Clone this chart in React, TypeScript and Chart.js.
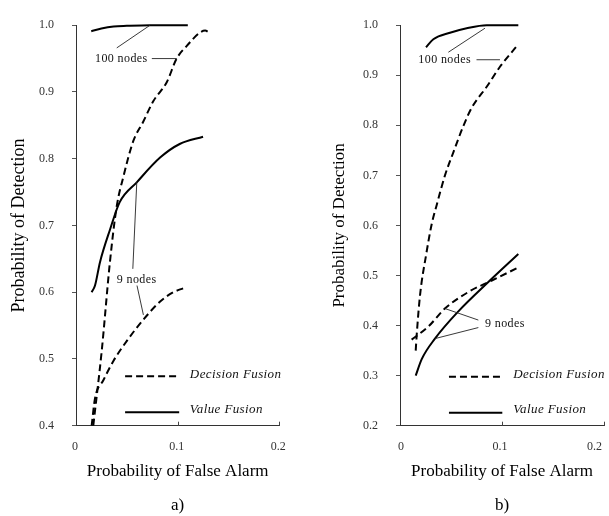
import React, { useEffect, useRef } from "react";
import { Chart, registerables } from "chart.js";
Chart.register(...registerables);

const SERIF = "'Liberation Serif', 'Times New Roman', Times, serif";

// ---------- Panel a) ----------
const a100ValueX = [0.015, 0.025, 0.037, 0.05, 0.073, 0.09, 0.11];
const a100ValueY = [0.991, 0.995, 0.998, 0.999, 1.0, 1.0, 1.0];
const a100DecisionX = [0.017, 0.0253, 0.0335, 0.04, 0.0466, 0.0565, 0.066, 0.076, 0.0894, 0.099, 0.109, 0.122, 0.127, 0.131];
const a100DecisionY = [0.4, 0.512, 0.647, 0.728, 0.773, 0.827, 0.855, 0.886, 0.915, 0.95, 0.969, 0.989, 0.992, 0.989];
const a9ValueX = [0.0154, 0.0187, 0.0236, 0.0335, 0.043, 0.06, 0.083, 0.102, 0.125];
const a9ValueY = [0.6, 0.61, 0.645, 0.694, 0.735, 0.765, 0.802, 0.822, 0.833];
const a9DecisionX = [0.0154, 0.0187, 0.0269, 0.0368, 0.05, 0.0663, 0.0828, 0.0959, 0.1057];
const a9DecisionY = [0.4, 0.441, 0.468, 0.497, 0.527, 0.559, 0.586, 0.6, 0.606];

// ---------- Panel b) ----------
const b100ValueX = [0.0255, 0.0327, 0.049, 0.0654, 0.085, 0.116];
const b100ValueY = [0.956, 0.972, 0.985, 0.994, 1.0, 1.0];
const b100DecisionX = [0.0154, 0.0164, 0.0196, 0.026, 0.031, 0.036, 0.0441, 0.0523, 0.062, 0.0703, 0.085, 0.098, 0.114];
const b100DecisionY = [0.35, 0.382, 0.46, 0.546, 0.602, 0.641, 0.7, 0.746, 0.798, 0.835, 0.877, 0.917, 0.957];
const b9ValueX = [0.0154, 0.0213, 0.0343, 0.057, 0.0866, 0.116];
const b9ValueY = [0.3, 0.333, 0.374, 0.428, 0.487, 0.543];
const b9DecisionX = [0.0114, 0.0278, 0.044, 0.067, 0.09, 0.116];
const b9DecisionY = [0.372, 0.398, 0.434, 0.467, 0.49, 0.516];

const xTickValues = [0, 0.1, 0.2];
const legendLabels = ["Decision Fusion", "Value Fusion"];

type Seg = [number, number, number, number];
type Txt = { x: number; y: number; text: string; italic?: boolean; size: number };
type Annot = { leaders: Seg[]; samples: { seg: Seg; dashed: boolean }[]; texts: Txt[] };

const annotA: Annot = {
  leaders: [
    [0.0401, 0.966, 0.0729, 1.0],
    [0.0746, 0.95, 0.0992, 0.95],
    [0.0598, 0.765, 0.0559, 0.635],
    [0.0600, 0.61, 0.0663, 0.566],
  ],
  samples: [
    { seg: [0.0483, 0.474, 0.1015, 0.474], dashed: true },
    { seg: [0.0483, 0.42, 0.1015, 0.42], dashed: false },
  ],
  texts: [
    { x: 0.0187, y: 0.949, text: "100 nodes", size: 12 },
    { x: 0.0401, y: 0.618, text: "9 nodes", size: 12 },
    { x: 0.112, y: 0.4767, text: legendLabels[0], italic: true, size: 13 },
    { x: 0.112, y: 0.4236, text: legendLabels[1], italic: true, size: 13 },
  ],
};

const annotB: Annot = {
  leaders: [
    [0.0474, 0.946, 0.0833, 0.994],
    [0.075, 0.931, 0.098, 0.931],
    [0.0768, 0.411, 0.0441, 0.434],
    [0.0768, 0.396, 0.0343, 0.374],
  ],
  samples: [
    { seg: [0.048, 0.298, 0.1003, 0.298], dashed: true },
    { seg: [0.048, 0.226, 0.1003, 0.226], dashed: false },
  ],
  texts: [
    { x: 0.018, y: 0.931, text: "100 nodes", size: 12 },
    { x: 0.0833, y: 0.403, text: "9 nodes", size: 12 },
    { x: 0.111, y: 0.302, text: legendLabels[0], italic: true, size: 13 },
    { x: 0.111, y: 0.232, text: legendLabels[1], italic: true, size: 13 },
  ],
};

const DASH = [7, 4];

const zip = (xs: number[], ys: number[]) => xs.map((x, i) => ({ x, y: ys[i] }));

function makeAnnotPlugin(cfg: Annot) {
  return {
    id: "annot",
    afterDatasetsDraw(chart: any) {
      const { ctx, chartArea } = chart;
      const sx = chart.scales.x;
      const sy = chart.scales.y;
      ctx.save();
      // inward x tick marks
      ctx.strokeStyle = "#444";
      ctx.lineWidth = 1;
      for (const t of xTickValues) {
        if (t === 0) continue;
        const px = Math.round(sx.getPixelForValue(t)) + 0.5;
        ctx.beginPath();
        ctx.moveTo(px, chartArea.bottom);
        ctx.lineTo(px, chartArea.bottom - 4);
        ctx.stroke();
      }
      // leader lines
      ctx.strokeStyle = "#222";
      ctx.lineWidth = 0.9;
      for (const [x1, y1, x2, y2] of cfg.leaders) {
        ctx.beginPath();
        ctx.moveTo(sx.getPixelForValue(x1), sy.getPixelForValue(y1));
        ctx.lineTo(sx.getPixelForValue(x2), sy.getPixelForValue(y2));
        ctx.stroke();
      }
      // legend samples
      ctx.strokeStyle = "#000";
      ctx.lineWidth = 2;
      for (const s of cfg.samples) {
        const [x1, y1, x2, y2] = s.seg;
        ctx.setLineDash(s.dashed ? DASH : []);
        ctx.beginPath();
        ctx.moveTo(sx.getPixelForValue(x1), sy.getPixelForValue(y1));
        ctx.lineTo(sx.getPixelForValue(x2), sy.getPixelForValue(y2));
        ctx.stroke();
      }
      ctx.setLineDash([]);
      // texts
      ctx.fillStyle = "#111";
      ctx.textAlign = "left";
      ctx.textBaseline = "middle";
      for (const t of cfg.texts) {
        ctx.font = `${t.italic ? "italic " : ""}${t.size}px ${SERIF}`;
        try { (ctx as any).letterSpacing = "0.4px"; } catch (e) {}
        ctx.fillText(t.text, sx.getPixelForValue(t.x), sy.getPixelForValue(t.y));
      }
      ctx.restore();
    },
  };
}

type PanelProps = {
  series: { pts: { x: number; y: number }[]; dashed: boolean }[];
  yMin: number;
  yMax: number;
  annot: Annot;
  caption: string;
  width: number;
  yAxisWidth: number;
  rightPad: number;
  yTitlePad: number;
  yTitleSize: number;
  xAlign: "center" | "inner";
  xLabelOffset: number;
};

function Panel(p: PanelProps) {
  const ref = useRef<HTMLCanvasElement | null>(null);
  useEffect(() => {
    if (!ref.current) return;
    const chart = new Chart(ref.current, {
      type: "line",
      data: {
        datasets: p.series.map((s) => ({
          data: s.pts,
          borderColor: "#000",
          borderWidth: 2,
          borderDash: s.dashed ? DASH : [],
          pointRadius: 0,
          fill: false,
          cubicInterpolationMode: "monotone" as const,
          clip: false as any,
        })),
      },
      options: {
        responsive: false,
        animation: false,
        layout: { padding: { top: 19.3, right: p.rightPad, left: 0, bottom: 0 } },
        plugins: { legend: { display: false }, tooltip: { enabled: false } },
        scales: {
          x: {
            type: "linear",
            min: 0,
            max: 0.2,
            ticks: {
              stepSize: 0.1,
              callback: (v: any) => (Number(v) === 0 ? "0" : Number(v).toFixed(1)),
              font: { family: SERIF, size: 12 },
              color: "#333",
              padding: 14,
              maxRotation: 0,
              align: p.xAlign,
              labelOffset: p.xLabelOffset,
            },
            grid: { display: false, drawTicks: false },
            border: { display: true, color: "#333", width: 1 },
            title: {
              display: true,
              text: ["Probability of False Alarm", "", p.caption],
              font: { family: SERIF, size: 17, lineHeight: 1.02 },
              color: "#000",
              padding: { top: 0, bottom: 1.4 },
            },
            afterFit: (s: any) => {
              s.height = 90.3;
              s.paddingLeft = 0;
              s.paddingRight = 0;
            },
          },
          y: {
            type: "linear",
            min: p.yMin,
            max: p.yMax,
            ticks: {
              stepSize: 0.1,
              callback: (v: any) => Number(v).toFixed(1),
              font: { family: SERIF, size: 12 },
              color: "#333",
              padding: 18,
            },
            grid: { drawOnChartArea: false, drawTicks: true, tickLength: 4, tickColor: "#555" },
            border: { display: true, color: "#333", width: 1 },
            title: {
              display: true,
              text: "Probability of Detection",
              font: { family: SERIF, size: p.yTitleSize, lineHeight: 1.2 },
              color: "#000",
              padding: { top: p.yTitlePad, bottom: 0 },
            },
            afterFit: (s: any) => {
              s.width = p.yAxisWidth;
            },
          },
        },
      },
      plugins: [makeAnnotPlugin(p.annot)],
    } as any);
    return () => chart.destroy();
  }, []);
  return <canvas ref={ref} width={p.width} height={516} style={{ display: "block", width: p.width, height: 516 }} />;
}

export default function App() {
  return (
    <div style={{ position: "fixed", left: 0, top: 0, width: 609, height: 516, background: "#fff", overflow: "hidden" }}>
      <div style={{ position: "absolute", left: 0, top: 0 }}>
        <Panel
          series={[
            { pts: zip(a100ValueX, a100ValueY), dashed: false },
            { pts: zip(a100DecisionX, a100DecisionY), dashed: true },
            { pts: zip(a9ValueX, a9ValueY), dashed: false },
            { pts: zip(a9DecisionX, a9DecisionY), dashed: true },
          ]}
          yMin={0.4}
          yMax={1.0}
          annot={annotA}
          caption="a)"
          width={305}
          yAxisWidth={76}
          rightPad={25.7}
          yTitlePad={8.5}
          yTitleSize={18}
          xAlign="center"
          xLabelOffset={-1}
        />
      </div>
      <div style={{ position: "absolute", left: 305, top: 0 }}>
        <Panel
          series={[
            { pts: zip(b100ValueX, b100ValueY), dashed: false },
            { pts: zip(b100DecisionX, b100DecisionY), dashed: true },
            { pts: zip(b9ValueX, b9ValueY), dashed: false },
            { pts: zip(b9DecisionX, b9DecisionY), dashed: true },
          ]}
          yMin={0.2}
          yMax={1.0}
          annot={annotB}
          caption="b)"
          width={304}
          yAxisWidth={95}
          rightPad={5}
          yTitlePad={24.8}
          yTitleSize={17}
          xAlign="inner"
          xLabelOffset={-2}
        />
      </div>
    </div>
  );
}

• TASK TO CARRY OUT
Leave the pictures out and reproduce exactly the lines from the top of the listing above through the line with "Serif', 'Times New".

• EXPECTED ANSWER
Clone this chart in React, TypeScript and Chart.js.
import React, { useEffect, useRef } from "react";
import { Chart, registerables } from "chart.js";
Chart.register(...registerables);

const SERIF = "'Liberation Serif', 'Times New Roman', Times, serif";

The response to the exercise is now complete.